**** Provided data ****
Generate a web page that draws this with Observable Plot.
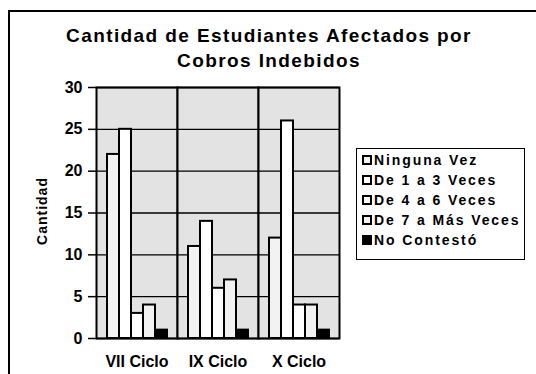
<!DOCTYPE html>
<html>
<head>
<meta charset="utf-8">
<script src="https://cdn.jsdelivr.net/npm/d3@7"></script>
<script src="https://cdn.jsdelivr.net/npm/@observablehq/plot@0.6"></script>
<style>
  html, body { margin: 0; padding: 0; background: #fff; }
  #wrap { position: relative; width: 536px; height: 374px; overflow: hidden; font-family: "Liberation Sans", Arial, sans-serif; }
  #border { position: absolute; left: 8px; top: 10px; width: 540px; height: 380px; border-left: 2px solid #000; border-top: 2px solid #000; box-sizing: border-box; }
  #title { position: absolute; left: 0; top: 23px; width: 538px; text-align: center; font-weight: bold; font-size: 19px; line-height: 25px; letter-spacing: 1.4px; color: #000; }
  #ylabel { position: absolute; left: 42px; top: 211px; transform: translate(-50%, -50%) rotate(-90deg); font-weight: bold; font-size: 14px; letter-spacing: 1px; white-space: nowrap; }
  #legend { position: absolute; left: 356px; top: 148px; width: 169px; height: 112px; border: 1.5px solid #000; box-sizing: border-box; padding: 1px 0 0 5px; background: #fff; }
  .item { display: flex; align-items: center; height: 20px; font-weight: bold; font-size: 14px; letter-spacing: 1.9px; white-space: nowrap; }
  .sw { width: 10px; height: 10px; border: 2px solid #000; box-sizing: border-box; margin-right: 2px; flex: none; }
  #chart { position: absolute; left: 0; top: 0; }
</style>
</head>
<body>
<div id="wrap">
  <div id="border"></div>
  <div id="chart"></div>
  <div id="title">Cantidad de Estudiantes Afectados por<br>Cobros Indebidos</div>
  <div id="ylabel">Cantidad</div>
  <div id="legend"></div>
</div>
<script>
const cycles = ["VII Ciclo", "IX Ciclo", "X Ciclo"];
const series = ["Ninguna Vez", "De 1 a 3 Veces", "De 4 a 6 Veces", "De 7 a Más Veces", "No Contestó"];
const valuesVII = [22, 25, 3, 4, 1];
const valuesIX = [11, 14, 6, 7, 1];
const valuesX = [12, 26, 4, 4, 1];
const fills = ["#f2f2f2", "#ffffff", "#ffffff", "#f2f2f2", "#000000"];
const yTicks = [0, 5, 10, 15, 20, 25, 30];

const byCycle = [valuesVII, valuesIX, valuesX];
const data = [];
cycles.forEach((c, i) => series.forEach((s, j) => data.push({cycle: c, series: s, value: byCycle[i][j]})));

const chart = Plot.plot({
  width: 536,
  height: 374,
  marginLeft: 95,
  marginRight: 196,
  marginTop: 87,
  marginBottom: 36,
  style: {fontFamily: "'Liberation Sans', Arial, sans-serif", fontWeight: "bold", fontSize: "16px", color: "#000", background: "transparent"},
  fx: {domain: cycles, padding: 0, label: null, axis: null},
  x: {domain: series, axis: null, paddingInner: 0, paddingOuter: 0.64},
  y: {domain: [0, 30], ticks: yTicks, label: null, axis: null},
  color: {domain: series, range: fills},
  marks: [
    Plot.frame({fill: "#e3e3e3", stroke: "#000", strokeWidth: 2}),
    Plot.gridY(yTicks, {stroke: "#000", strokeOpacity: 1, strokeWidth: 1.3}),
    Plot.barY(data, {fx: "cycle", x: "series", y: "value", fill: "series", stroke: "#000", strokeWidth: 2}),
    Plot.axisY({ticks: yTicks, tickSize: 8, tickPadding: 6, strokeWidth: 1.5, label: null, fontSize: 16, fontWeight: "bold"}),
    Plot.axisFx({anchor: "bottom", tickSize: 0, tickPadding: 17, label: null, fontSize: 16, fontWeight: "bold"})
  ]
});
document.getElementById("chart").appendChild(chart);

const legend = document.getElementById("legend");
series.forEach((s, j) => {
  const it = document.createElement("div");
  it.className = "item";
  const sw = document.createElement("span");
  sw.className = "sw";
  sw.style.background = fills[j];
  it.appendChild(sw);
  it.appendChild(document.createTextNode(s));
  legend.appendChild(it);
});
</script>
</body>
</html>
****
_Aim of the task:_
Omit the pictures and reproduce the listing exactly.

_Finished exercise:_
Generate a web page that draws this with Observable Plot.
<!DOCTYPE html>
<html>
<head>
<meta charset="utf-8">
<script src="https://cdn.jsdelivr.net/npm/d3@7"></script>
<script src="https://cdn.jsdelivr.net/npm/@observablehq/plot@0.6"></script>
<style>
  html, body { margin: 0; padding: 0; background: #fff; }
  #wrap { position: relative; width: 536px; height: 374px; overflow: hidden; font-family: "Liberation Sans", Arial, sans-serif; }
  #border { position: absolute; left: 8px; top: 10px; width: 540px; height: 380px; border-left: 2px solid #000; border-top: 2px solid #000; box-sizing: border-box; }
  #title { position: absolute; left: 0; top: 23px; width: 538px; text-align: center; font-weight: bold; font-size: 19px; line-height: 25px; letter-spacing: 1.4px; color: #000; }
  #ylabel { position: absolute; left: 42px; top: 211px; transform: translate(-50%, -50%) rotate(-90deg); font-weight: bold; font-size: 14px; letter-spacing: 1px; white-space: nowrap; }
  #legend { position: absolute; left: 356px; top: 148px; width: 169px; height: 112px; border: 1.5px solid #000; box-sizing: border-box; padding: 1px 0 0 5px; background: #fff; }
  .item { display: flex; align-items: center; height: 20px; font-weight: bold; font-size: 14px; letter-spacing: 1.9px; white-space: nowrap; }
  .sw { width: 10px; height: 10px; border: 2px solid #000; box-sizing: border-box; margin-right: 2px; flex: none; }
  #chart { position: absolute; left: 0; top: 0; }
</style>
</head>
<body>
<div id="wrap">
  <div id="border"></div>
  <div id="chart"></div>
  <div id="title">Cantidad de Estudiantes Afectados por<br>Cobros Indebidos</div>
  <div id="ylabel">Cantidad</div>
  <div id="legend"></div>
</div>
<script>
const cycles = ["VII Ciclo", "IX Ciclo", "X Ciclo"];
const series = ["Ninguna Vez", "De 1 a 3 Veces", "De 4 a 6 Veces", "De 7 a Más Veces", "No Contestó"];
const valuesVII = [22, 25, 3, 4, 1];
const valuesIX = [11, 14, 6, 7, 1];
const valuesX = [12, 26, 4, 4, 1];
const fills = ["#f2f2f2", "#ffffff", "#ffffff", "#f2f2f2", "#000000"];
const yTicks = [0, 5, 10, 15, 20, 25, 30];

const byCycle = [valuesVII, valuesIX, valuesX];
const data = [];
cycles.forEach((c, i) => series.forEach((s, j) => data.push({cycle: c, series: s, value: byCycle[i][j]})));

const chart = Plot.plot({
  width: 536,
  height: 374,
  marginLeft: 95,
  marginRight: 196,
  marginTop: 87,
  marginBottom: 36,
  style: {fontFamily: "'Liberation Sans', Arial, sans-serif", fontWeight: "bold", fontSize: "16px", color: "#000", background: "transparent"},
  fx: {domain: cycles, padding: 0, label: null, axis: null},
  x: {domain: series, axis: null, paddingInner: 0, paddingOuter: 0.64},
  y: {domain: [0, 30], ticks: yTicks, label: null, axis: null},
  color: {domain: series, range: fills},
  marks: [
    Plot.frame({fill: "#e3e3e3", stroke: "#000", strokeWidth: 2}),
    Plot.gridY(yTicks, {stroke: "#000", strokeOpacity: 1, strokeWidth: 1.3}),
    Plot.barY(data, {fx: "cycle", x: "series", y: "value", fill: "series", stroke: "#000", strokeWidth: 2}),
    Plot.axisY({ticks: yTicks, tickSize: 8, tickPadding: 6, strokeWidth: 1.5, label: null, fontSize: 16, fontWeight: "bold"}),
    Plot.axisFx({anchor: "bottom", tickSize: 0, tickPadding: 17, label: null, fontSize: 16, fontWeight: "bold"})
  ]
});
document.getElementById("chart").appendChild(chart);

const legend = document.getElementById("legend");
series.forEach((s, j) => {
  const it = document.createElement("div");
  it.className = "item";
  const sw = document.createElement("span");
  sw.className = "sw";
  sw.style.background = fills[j];
  it.appendChild(sw);
  it.appendChild(document.createTextNode(s));
  legend.appendChild(it);
});
</script>
</body>
</html>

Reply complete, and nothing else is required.